On Monday, Orbio announced a $21 million Series A round led by Dawn Capital. The startup says its customers already include Poke and YUM! Brands (the proud owners of Pizza Hut, Taco Bell, and KFC), who use Orbio to onboard and manage their frontline employees. Bastardas says customers are moving from pilot programs to full deployment. At behavioral health provider The Stepping Stones Group, Orbio now runs the entire US operation, with 20% more candidates making it through to hire.

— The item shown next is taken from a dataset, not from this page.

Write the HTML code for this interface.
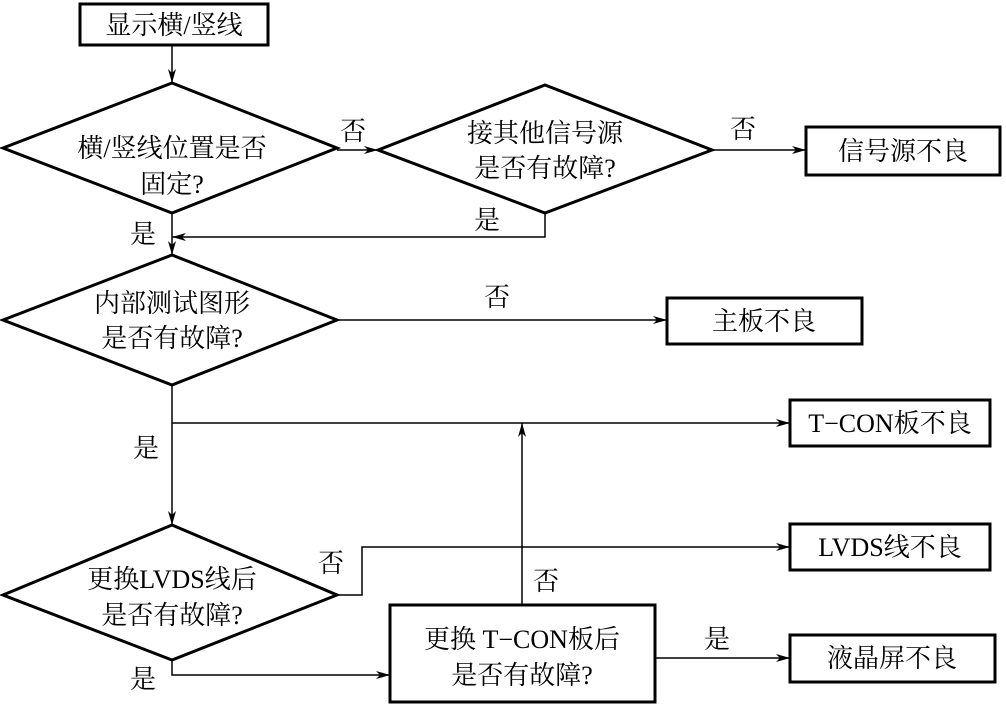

Orbio’s AI agents - named Maria, Daniel, and Claire, because naming them “HR-1,” “HR-2,” and “HR-3” would have been too honest - can interview candidates, assess fit, monitor employee output, and conduct daily check-ins throughout an employee’s work lifecycle. “Each agent generates data that feeds back into the others,” Bastardas explained, describing a closed loop where onboarding signals inform recruiting quality, exit interviews reveal why employees leave, and engagement data identifies retention risks. It’s like a nervous system, except made of software and lacking existential dread.

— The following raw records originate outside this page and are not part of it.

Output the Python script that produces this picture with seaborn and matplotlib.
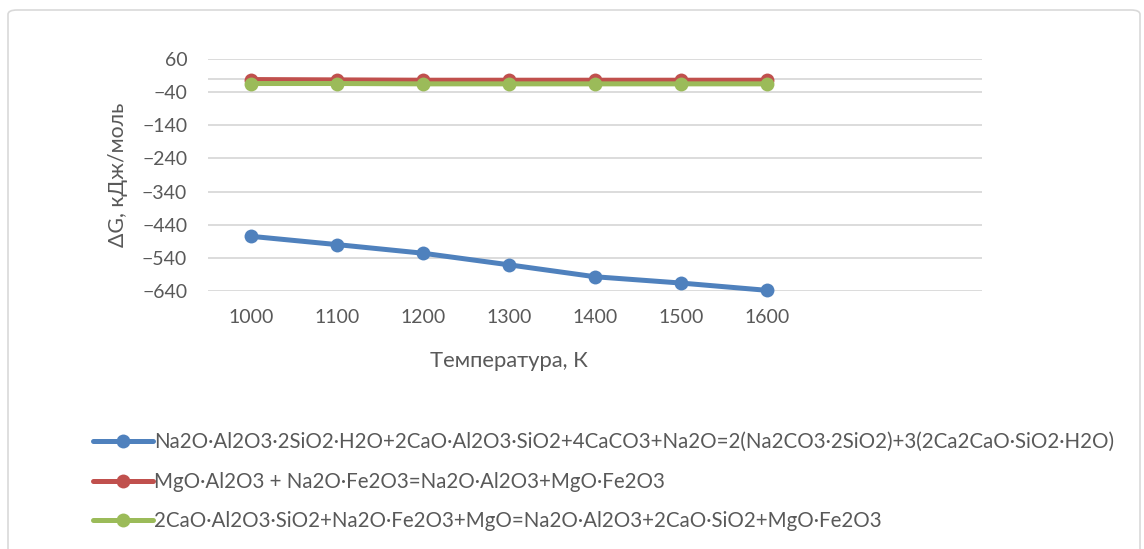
import pandas as pd
import numpy as np
import matplotlib
matplotlib.use('Agg')
import matplotlib.pyplot as plt
import seaborn as sns
from matplotlib.patches import FancyBboxPatch

# Data
temperatures = [1000, 1100, 1200, 1300, 1400, 1500, 1600]
dg_reaction1 = [-475, -500, -526, -561, -597, -616, -638]
dg_reaction2 = [-2, -3, -4, -4, -4, -4, -4]
dg_reaction3 = [-14, -14, -15, -15, -15, -15, -15]
labels = [
    'Na2O·Al2O3·2SiO2·H2O+2CaO·Al2O3·SiO2+4CaCO3+Na2O=2(Na2CO3·2SiO2)+3(2Ca2CaO·SiO2·H2O)',
    'MgO·Al2O3 + Na2O·Fe2O3=Na2O·Al2O3+MgO·Fe2O3',
    '2CaO·Al2O3·SiO2+Na2O·Fe2O3+MgO=Na2O·Al2O3+2CaO·SiO2+MgO·Fe2O3',
]
colors = ['#4F81BD', '#C0504D', '#9BBB59']
y_ticks = [60, -40, -140, -240, -340, -440, -540, -640]
n_slots = 9  # category axis has room for 9 slots, only 7 filled

sns.set_theme(style='white')
plt.rcParams['font.family'] = ['Lato', 'Open Sans', 'DejaVu Sans']
text_color = '#595959'

fig = plt.figure(figsize=(11.44, 5.49), dpi=100)
ax = fig.add_axes([208 / 1144, 1 - 291 / 549, 774 / 1144, 232 / 549])

# chart border (bottom edge is cut off in the reference)
fig.patches.append(FancyBboxPatch((8 / 1144, -0.05), 1132 / 1144, 1 - 10 / 549 + 0.05,
                                  boxstyle='round,pad=0,rounding_size=0.008',
                                  transform=fig.transFigure, facecolor='none',
                                  edgecolor='#D9D9D9', linewidth=1.2))

df = pd.DataFrame({
    'pos': list(range(len(temperatures))) * 3,
    'dG': dg_reaction1 + dg_reaction2 + dg_reaction3,
    'reaction': [labels[0]] * 7 + [labels[1]] * 7 + [labels[2]] * 7,
})

for lab, col in zip(labels, colors):
    sub = df[df['reaction'] == lab]
    sns.lineplot(data=sub, x='pos', y='dG', ax=ax, color=col, linewidth=3.6,
                 marker='o', markersize=10, markeredgewidth=0, label=lab,
                 solid_capstyle='round', clip_on=False)

ax.set_xlim(-0.5, n_slots - 0.5)
ax.set_ylim(-640, 60)
ax.set_yticks(y_ticks)
ax.set_xticks(range(len(temperatures)))
ax.set_xticklabels([str(t) for t in temperatures])
ax.grid(axis='y', color='#D9D9D9', linewidth=1.3)
ax.grid(axis='x', visible=False)
ax.axhline(0, color='#D9D9D9', linewidth=1.3, zorder=0)
for s in ax.spines.values():
    s.set_visible(False)
ax.tick_params(axis='both', length=0, labelsize=14, colors=text_color)
ax.tick_params(axis='y', pad=15)
ax.tick_params(axis='x', pad=13)
ax.set_xlabel('Температура, К', fontsize=15.8, color=text_color, labelpad=10)
ax.xaxis.set_label_coords((509 - 208) / 774, -0.26)
ax.set_ylabel('ΔG, кДж/моль', fontsize=15.3, color=text_color, labelpad=10)

handles, labs = ax.get_legend_handles_labels()
ax.get_legend().remove()
fig.legend(handles, labs, loc='upper left', bbox_to_anchor=(85 / 1144, 1 - 424 / 549),
           frameon=False, fontsize=14.8, labelcolor=text_color, handlelength=2.9,
           handletextpad=0.05, labelspacing=0.95, borderaxespad=0)

fig.savefig('out.png', dpi=100)
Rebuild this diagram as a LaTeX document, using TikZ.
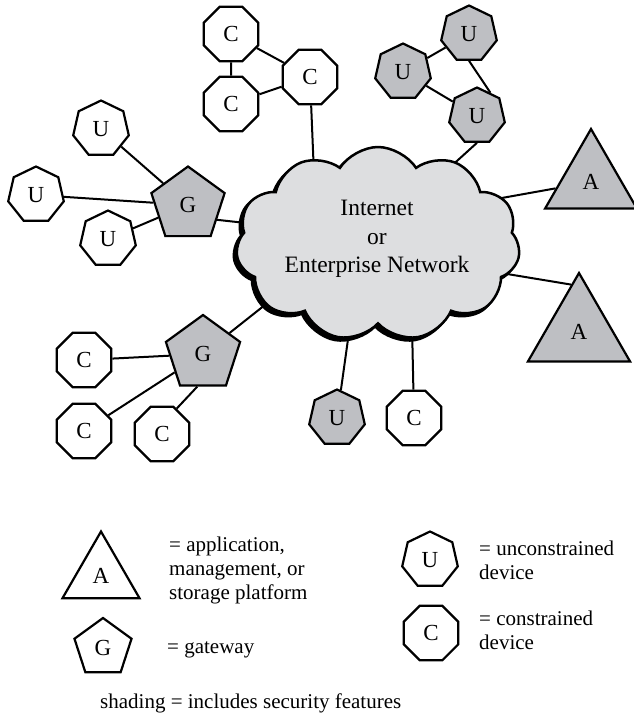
\documentclass[tikz,border=0pt]{standalone}
\usepackage{fontspec}
\setmainfont{Liberation Serif}
\usetikzlibrary{shapes.geometric,shapes.symbols,calc}
\definecolor{nodegray}{RGB}{190,191,195}
\definecolor{cloudgray}{RGB}{221,222,224}
\begin{document}
\begin{tikzpicture}[x=1pt,y=-1pt,
  dev/.style={regular polygon, draw=black, line width=2.2pt, inner sep=0pt, font=\fontsize{23}{25}\selectfont},
  ucdev/.style={dev, regular polygon sides=7, minimum size=57pt},
  cdev/.style={dev, regular polygon sides=8, minimum size=59pt},
  gw/.style={dev, regular polygon sides=5, minimum size=77pt},
  app/.style={dev, regular polygon sides=3},
  secfill/.style={fill=nodegray},
  whitefill/.style={fill=white},
  link/.style={line width=2pt},
  cloudshape/.style={cloud, cloud puffs=11, cloud puff arc=115, aspect=1.45, minimum width=284pt, minimum height=194pt, line width=2.5pt, draw=black},
  legtext/.style={font=\fontsize{21}{24}\selectfont, align=left, anchor=west, inner sep=0pt}
]
\useasboundingbox (0,0) rectangle (634,717);

% top constrained cluster
\node[cdev, whitefill] (C1) at (231,34) {C};
\node[cdev, whitefill] (C2) at (231,104) {C};
\node[cdev, whitefill] (C3) at (310,77) {C};
% top unconstrained cluster
\node[ucdev, secfill] (Ua) at (469,34) {U};
\node[ucdev, secfill] (Ub) at (403,72) {U};
\node[ucdev, secfill] (Uc) at (477,116) {U};
% applications
\node[app, secfill, minimum size=106pt] (A1) at (591,182) {A};
\node[app, secfill, minimum size=118pt] (A2) at (579,332) {A};
% gateway 1 group
\node[ucdev, whitefill] (U1) at (101,129) {U};
\node[ucdev, whitefill] (U2) at (36,195) {U};
\node[ucdev, whitefill] (U3) at (108,239) {U};
\node[gw, secfill] (G1) at (188,205) {G};
% gateway 2 group
\node[gw, secfill, minimum size=78pt] (G2) at (203,354) {G};
\node[cdev, whitefill] (Cl1) at (84,360) {C};
\node[cdev, whitefill] (Cl2) at (84,431) {C};
\node[cdev, whitefill] (Cr2) at (162,434) {C};
% bottom devices
\node[ucdev, secfill] (Ubot) at (337,418) {U};
\node[cdev, whitefill] (Cbot) at (414,418) {C};

% connector ends inside the cloud
\coordinate (kC3) at (314,175);
\coordinate (kUc) at (447,170);
\coordinate (kA1) at (485,201);
\coordinate (kA2) at (495,272);
\coordinate (kG1) at (255,224);
\coordinate (kG2) at (275,297);
\coordinate (kUb) at (350,325);
\coordinate (kCb) at (412,325);

% connectors
\draw[link] (C1) -- (C2);
\draw[link] (C1) -- (C3);
\draw[link] (C2) -- (C3);
\draw[link] (C3) -- (kC3);
\draw[link] (Ub) -- (Ua);
\draw[link] (Ub) -- (Uc);
\draw[link] (Ua.south) -- (Uc.60);
\draw[link] (Uc.south) -- (kUc);
\draw[link] (kA1) -- (A1);
\draw[link] (kA2) -- ($(A2.corner 1)!0.15!(A2.corner 2)$);
\draw[link] (U1) -- (G1);
\draw[link] (U2) -- (G1);
\draw[link] (U3) -- (G1);
\draw[link] (G1.-27) -- (kG1);
\draw[link] (Cl1) -- (G2);
\draw[link] (Cl2) -- (G2);
\draw[link] (Cr2.60) -- (G2.-100);
\draw[link] (G2) -- (kG2);
\draw[link] (Ubot) -- (kUb);
\draw[link] (Cbot) -- (kCb);

% cloud
\node[cloudshape, fill=black] (cloudshadow) at (375,247) {};
\node[cloudshape, fill=cloudgray] (cloud) at (378,244) {};
\node[align=center, font=\fontsize{23.5}{28.5}\selectfont, inner sep=0pt] (cloudtext) at (377,239) {Internet\\or\\Enterprise Network};

% legend
\node[app, whitefill, minimum size=89pt] (LA) at (101,576) {A};
\node[legtext] (LAt) at (169,570) {= application,\\management, or\\storage platform};
\node[gw, whitefill, minimum size=60pt] (LG) at (103,648) {G};
\node[legtext] (LGt) at (167,650) {= gateway};
\node[ucdev, whitefill] (LU) at (430,560) {U};
\node[legtext] (LUt) at (479,560) {= unconstrained\\device};
\node[cdev, whitefill] (LC) at (431,633) {C};
\node[legtext] (LCt) at (479,630) {= constrained\\device};
\node[legtext] (Lshade) at (100,703) {shading = includes security features};
\end{tikzpicture}
\end{document}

Orbio competes with startups like Paradox (automated recruiting) and WorkJam (frontline employee management), but Bastardas considers the biggest competitor to be the “legacy approach” - the fragmented process that still involves spreadsheets and phone calls in industries like healthcare, retail, and logistics. All of this is changing rapidly in the age of AI, which is Orbio’s cue to step in with a full suite of digital replacements.
Orbio has raised $26 million to date from investors including Visionaries and 2100 Ventures. Bastardas says the fresh capital will be used to hire more humans to develop more AI agents. “This will be a transformation for businesses, but also the workforce,” Bastardas said. “The 2.7 billion people who keep healthcare, retail, logistics, and hospitality running, most of whom don’t have a corporate email address, have previously got nothing. This is their AI moment.” Or, as it might be known: the moment when Maria, Daniel, and Claire start calling the shots.